I just want to thank you for digging into this, Jon.
To me, it seems like the first matter (DDaily.iCal throwing errors because of an extra line feed) is a point where the author of DDaily.iCal should follow Postel’s law: “Be conservative in what you do; be liberal in what you accept from others.” If the spec is somewhat vague on the matter, the parser should have enough robustness to handle a few stray characters (line feeds, in this case).
From your subsequent experiments, though, it sounds like DDaily.iCal is quite a fragile hack to start with…
Thank you Jon for doing this research – I believe this is a good step toward improving iCalendar interoperability.
“it sounds like DDaily.iCal is quite a fragile hack to start with…”
Peter, please be careful of gross assumptions before flaming another’s work: A close examination of RFC2445’s BNF demonstrates that indeed, blank lines are not explicitly allowed by the standard:
Although it is not explicitly accepted by the standard, I personally felt this issue should be corrected in DDay.iCal, and have subsequently modified it to accept blank lines.

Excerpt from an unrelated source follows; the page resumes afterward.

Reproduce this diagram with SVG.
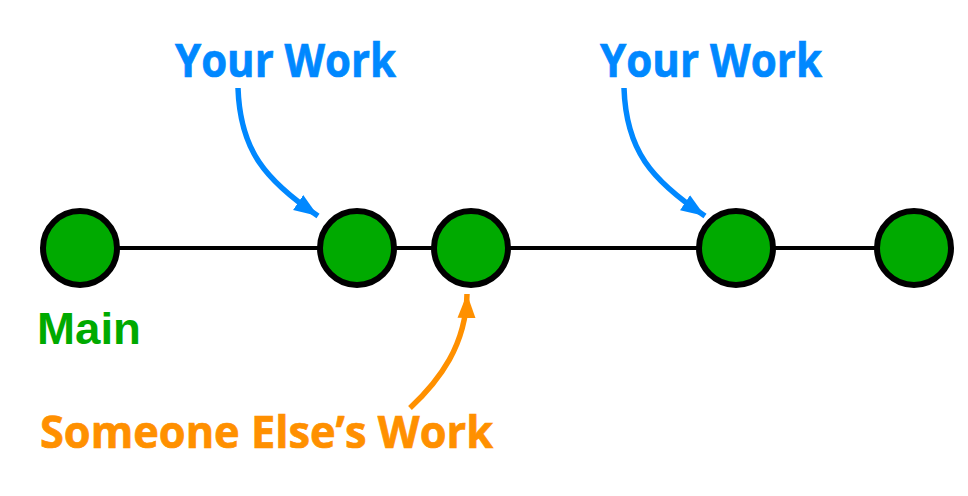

As to the other issue of requiring PRODID and VERSION – those also are required by the standard, and hence are by DDay.iCal and its parser (Google Calendars will not parse calendars without a VERSION property). Since the parser (ANTLR) is not robust enough to require PRODID and VERSION explictly, it simply required 2 or more calendar properties. This has since been modified as well to accept calendars with no properties.
Thanks again Jon – this is excellent work, and I appreciate you letting me know the results of your work. Keep it up!!
> From your subsequent experiments, though,
> it sounds like DDaily.iCal is quite a
> fragile hack to start with…
Far from it. The DDay.iCal library is of very high quality. The issue, in my view, is that — lacking a robust validator — we face a lot of uncertainty about how all the libraries I’ve looked at should handle the kinds of feeds we see out in the wild.
> the parser (ANTLR) is not robust
> enough to require PRODID and VERSION
I wondered about that.
> Far from it. The DDay.iCal library is of
> very high quality.
Thank you very much.
> The issue, in my view, is that — lacking a
> robust validator — we face a lot of
> uncertainty about how all the libraries
> I’ve looked at should handle the kinds of
> feeds we see out in the wild.
In your view, do you think a DDay.iCal-based validator would be appropriate or useful? I’m wondering what your thoughts are toward finding/creating a robust validator?
A calendar validator would certainly be useful! I’m having Outlook compatibility issues, and a validator would be great!